• Dataset excerpt:

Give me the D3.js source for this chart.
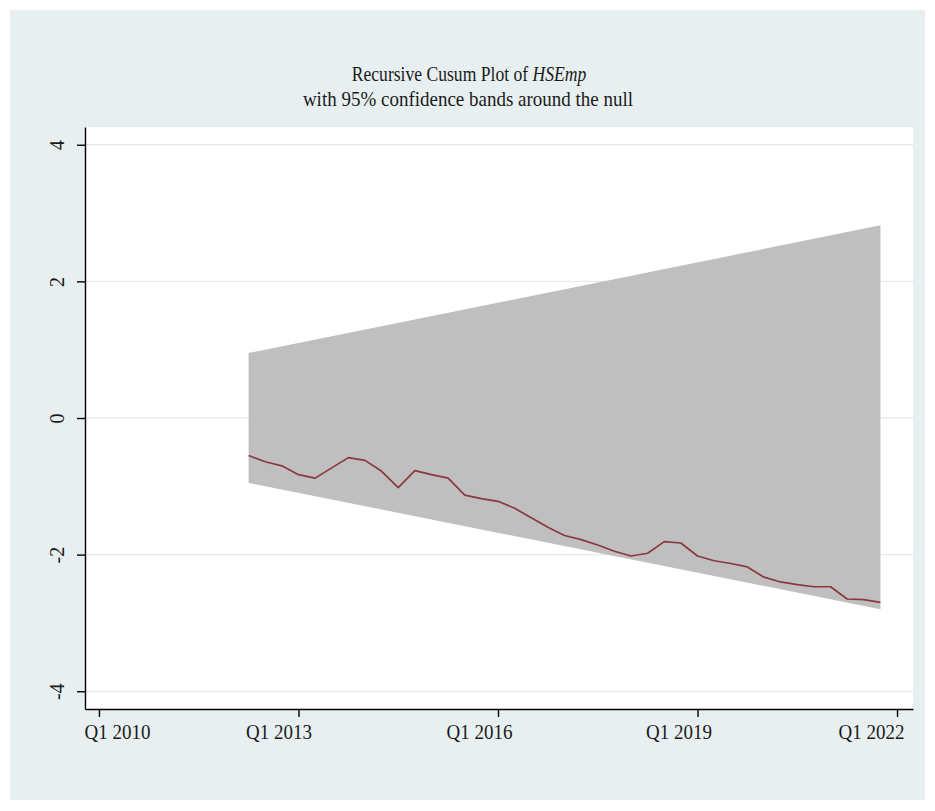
<!DOCTYPE html>
<html>
<head>
<meta charset="utf-8">
<script src="https://cdn.jsdelivr.net/npm/d3@7"></script>
<style>
  html, body { margin: 0; padding: 0; background: #ffffff; }
  svg { display: block; }
  text { font-family: "Liberation Serif", "Times New Roman", serif; fill: #1a1a1a; }
</style>
</head>
<body>
<svg id="chart" width="935" height="811"></svg>
<script>
// Recursive CUSUM of HSEmp, quarterly
const cusumStart = "2012q2";
const cusumValues = [
  -0.55, -0.64, -0.70, -0.83, -0.88, -0.73, -0.58, -0.62, -0.78, -1.02,
  -0.77, -0.83, -0.88, -1.13, -1.18, -1.22, -1.32, -1.46, -1.60, -1.72,
  -1.78, -1.86, -1.95, -2.02, -1.98, -1.81, -1.83, -2.02, -2.09, -2.13,
  -2.18, -2.33, -2.40, -2.44, -2.47, -2.47, -2.65, -2.66, -2.70
];

// 95% confidence band around the null (straight lines between endpoints)
const bandQuarters = ["2012q2", "2021q4"];
const bandUpper = [0.95, 2.82];
const bandLower = [-0.95, -2.80];

// Axis ticks
const xTickQuarters = ["2010q1", "2013q1", "2016q1", "2019q1", "2022q1"];
const xTickLabels = ["Q1 2010", "Q1 2013", "Q1 2016", "Q1 2019", "Q1 2022"];
const yTicks = [-4, -2, 0, 2, 4];

// quarter string -> running quarter index counted from 2010q1
function qIndex(s) {
  const [yr, q] = s.split("q").map(Number);
  return (yr - 2010) * 4 + (q - 1);
}

const svg = d3.select("#chart");

// graph region
svg.append("rect")
  .attr("x", 10).attr("y", 10)
  .attr("width", 915).attr("height", 790)
  .attr("fill", "#e8eff1");

const plot = { left: 85, right: 913, top: 127, bottom: 709 };

// plot region
svg.append("rect")
  .attr("x", plot.left).attr("y", plot.top)
  .attr("width", plot.right - plot.left).attr("height", plot.bottom - plot.top)
  .attr("fill", "#ffffff");

const x = d3.scaleLinear()
  .domain([-0.84, 48.96])
  .range([plot.left, plot.right]);

const y = d3.scaleLinear()
  .domain([-4.26, 4.26])
  .range([plot.bottom, plot.top]);

// horizontal grid lines
svg.append("g")
  .selectAll("line")
  .data(yTicks)
  .join("line")
  .attr("x1", plot.left).attr("x2", plot.right)
  .attr("y1", d => y(d)).attr("y2", d => y(d))
  .attr("stroke", "#e4ecee")
  .attr("stroke-width", 1.3);

// confidence band
const bandData = bandQuarters.map((q, i) => ({ q: qIndex(q), lo: bandLower[i], hi: bandUpper[i] }));
svg.append("path")
  .datum(bandData)
  .attr("fill", "#bfbfbf")
  .attr("d", d3.area()
    .x(d => x(d.q))
    .y0(d => y(d.lo))
    .y1(d => y(d.hi)));

// CUSUM line
const q0 = qIndex(cusumStart);
const lineData = cusumValues.map((v, i) => ({ q: q0 + i, v }));
svg.append("path")
  .datum(lineData)
  .attr("fill", "none")
  .attr("stroke", "#8a3a3c")
  .attr("stroke-width", 1.7)
  .attr("stroke-linejoin", "round")
  .attr("d", d3.line()
    .x(d => x(d.q))
    .y(d => y(d.v)));

// x axis
const xAxis = d3.axisBottom(x)
  .tickValues(xTickQuarters.map(qIndex))
  .tickFormat((d, i) => xTickLabels[i])
  .tickSize(8)
  .tickSizeOuter(0)
  .tickPadding(8);

const gx = svg.append("g")
  .attr("transform", `translate(0,${plot.bottom})`)
  .call(xAxis);
gx.select(".domain").attr("stroke", "#000").attr("stroke-width", 1.4);
gx.selectAll(".tick line").attr("stroke", "#000").attr("stroke-width", 1.4);
// label placement: first label kept inside the left edge, others sit slightly left of their tick
const xLabelShift = [18, -20, -19, -19, -26];
gx.selectAll(".tick text")
  .attr("font-size", 20)
  .attr("font-family", "Liberation Serif, serif")
  .attr("fill", "#1a1a1a")
  .attr("dx", (d, i) => xLabelShift[i])
  .attr("textLength", 66)
  .attr("lengthAdjust", "spacingAndGlyphs");

// y axis
const yAxis = d3.axisLeft(y)
  .tickValues(yTicks)
  .tickFormat(d3.format("d"))
  .tickSize(8)
  .tickSizeOuter(0);

const gy = svg.append("g")
  .attr("transform", `translate(${plot.left},0)`)
  .call(yAxis);
gy.select(".domain").attr("stroke", "#000").attr("stroke-width", 1.4);
gy.selectAll(".tick line").attr("stroke", "#000").attr("stroke-width", 1.4);
gy.selectAll(".tick text")
  .attr("font-size", 20)
  .attr("font-family", "Liberation Serif, serif")
  .attr("fill", "#1a1a1a")
  .attr("text-anchor", "middle")
  .attr("x", null)
  .attr("dy", null)
  .attr("transform", "translate(-28,0) rotate(-90)")
  .attr("dominant-baseline", "central")
  .text(d => d < 0 ? "-" + Math.abs(d) : String(d));

// title: condensed serif, two lines, variable name in italics
const title1 = svg.append("text")
  .attr("transform", "translate(469,81) scale(0.88,1)")
  .attr("text-anchor", "middle")
  .attr("font-size", 20);
title1.append("tspan").text("Recursive Cusum Plot of ");
title1.append("tspan").attr("font-style", "italic").text("HSEmp");

svg.append("text")
  .attr("transform", "translate(468,106) scale(0.95,1)")
  .attr("text-anchor", "middle")
  .attr("font-size", 20)
  .text("with 95% confidence bands around the null");
</script>
</body>
</html>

• Stated problem: Restate the data above exactly, stripping out each image.

• Final result:
Give me the D3.js source for this chart.
<!DOCTYPE html>
<html>
<head>
<meta charset="utf-8">
<script src="https://cdn.jsdelivr.net/npm/d3@7"></script>
<style>
  html, body { margin: 0; padding: 0; background: #ffffff; }
  svg { display: block; }
  text { font-family: "Liberation Serif", "Times New Roman", serif; fill: #1a1a1a; }
</style>
</head>
<body>
<svg id="chart" width="935" height="811"></svg>
<script>
// Recursive CUSUM of HSEmp, quarterly
const cusumStart = "2012q2";
const cusumValues = [
  -0.55, -0.64, -0.70, -0.83, -0.88, -0.73, -0.58, -0.62, -0.78, -1.02,
  -0.77, -0.83, -0.88, -1.13, -1.18, -1.22, -1.32, -1.46, -1.60, -1.72,
  -1.78, -1.86, -1.95, -2.02, -1.98, -1.81, -1.83, -2.02, -2.09, -2.13,
  -2.18, -2.33, -2.40, -2.44, -2.47, -2.47, -2.65, -2.66, -2.70
];

// 95% confidence band around the null (straight lines between endpoints)
const bandQuarters = ["2012q2", "2021q4"];
const bandUpper = [0.95, 2.82];
const bandLower = [-0.95, -2.80];

// Axis ticks
const xTickQuarters = ["2010q1", "2013q1", "2016q1", "2019q1", "2022q1"];
const xTickLabels = ["Q1 2010", "Q1 2013", "Q1 2016", "Q1 2019", "Q1 2022"];
const yTicks = [-4, -2, 0, 2, 4];

// quarter string -> running quarter index counted from 2010q1
function qIndex(s) {
  const [yr, q] = s.split("q").map(Number);
  return (yr - 2010) * 4 + (q - 1);
}

const svg = d3.select("#chart");

// graph region
svg.append("rect")
  .attr("x", 10).attr("y", 10)
  .attr("width", 915).attr("height", 790)
  .attr("fill", "#e8eff1");

const plot = { left: 85, right: 913, top: 127, bottom: 709 };

// plot region
svg.append("rect")
  .attr("x", plot.left).attr("y", plot.top)
  .attr("width", plot.right - plot.left).attr("height", plot.bottom - plot.top)
  .attr("fill", "#ffffff");

const x = d3.scaleLinear()
  .domain([-0.84, 48.96])
  .range([plot.left, plot.right]);

const y = d3.scaleLinear()
  .domain([-4.26, 4.26])
  .range([plot.bottom, plot.top]);

// horizontal grid lines
svg.append("g")
  .selectAll("line")
  .data(yTicks)
  .join("line")
  .attr("x1", plot.left).attr("x2", plot.right)
  .attr("y1", d => y(d)).attr("y2", d => y(d))
  .attr("stroke", "#e4ecee")
  .attr("stroke-width", 1.3);

// confidence band
const bandData = bandQuarters.map((q, i) => ({ q: qIndex(q), lo: bandLower[i], hi: bandUpper[i] }));
svg.append("path")
  .datum(bandData)
  .attr("fill", "#bfbfbf")
  .attr("d", d3.area()
    .x(d => x(d.q))
    .y0(d => y(d.lo))
    .y1(d => y(d.hi)));

// CUSUM line
const q0 = qIndex(cusumStart);
const lineData = cusumValues.map((v, i) => ({ q: q0 + i, v }));
svg.append("path")
  .datum(lineData)
  .attr("fill", "none")
  .attr("stroke", "#8a3a3c")
  .attr("stroke-width", 1.7)
  .attr("stroke-linejoin", "round")
  .attr("d", d3.line()
    .x(d => x(d.q))
    .y(d => y(d.v)));

// x axis
const xAxis = d3.axisBottom(x)
  .tickValues(xTickQuarters.map(qIndex))
  .tickFormat((d, i) => xTickLabels[i])
  .tickSize(8)
  .tickSizeOuter(0)
  .tickPadding(8);

const gx = svg.append("g")
  .attr("transform", `translate(0,${plot.bottom})`)
  .call(xAxis);
gx.select(".domain").attr("stroke", "#000").attr("stroke-width", 1.4);
gx.selectAll(".tick line").attr("stroke", "#000").attr("stroke-width", 1.4);
// label placement: first label kept inside the left edge, others sit slightly left of their tick
const xLabelShift = [18, -20, -19, -19, -26];
gx.selectAll(".tick text")
  .attr("font-size", 20)
  .attr("font-family", "Liberation Serif, serif")
  .attr("fill", "#1a1a1a")
  .attr("dx", (d, i) => xLabelShift[i])
  .attr("textLength", 66)
  .attr("lengthAdjust", "spacingAndGlyphs");

// y axis
const yAxis = d3.axisLeft(y)
  .tickValues(yTicks)
  .tickFormat(d3.format("d"))
  .tickSize(8)
  .tickSizeOuter(0);

const gy = svg.append("g")
  .attr("transform", `translate(${plot.left},0)`)
  .call(yAxis);
gy.select(".domain").attr("stroke", "#000").attr("stroke-width", 1.4);
gy.selectAll(".tick line").attr("stroke", "#000").attr("stroke-width", 1.4);
gy.selectAll(".tick text")
  .attr("font-size", 20)
  .attr("font-family", "Liberation Serif, serif")
  .attr("fill", "#1a1a1a")
  .attr("text-anchor", "middle")
  .attr("x", null)
  .attr("dy", null)
  .attr("transform", "translate(-28,0) rotate(-90)")
  .attr("dominant-baseline", "central")
  .text(d => d < 0 ? "-" + Math.abs(d) : String(d));

// title: condensed serif, two lines, variable name in italics
const title1 = svg.append("text")
  .attr("transform", "translate(469,81) scale(0.88,1)")
  .attr("text-anchor", "middle")
  .attr("font-size", 20);
title1.append("tspan").text("Recursive Cusum Plot of ");
title1.append("tspan").attr("font-style", "italic").text("HSEmp");

svg.append("text")
  .attr("transform", "translate(468,106) scale(0.95,1)")
  .attr("text-anchor", "middle")
  .attr("font-size", 20)
  .text("with 95% confidence bands around the null");
</script>
</body>
</html>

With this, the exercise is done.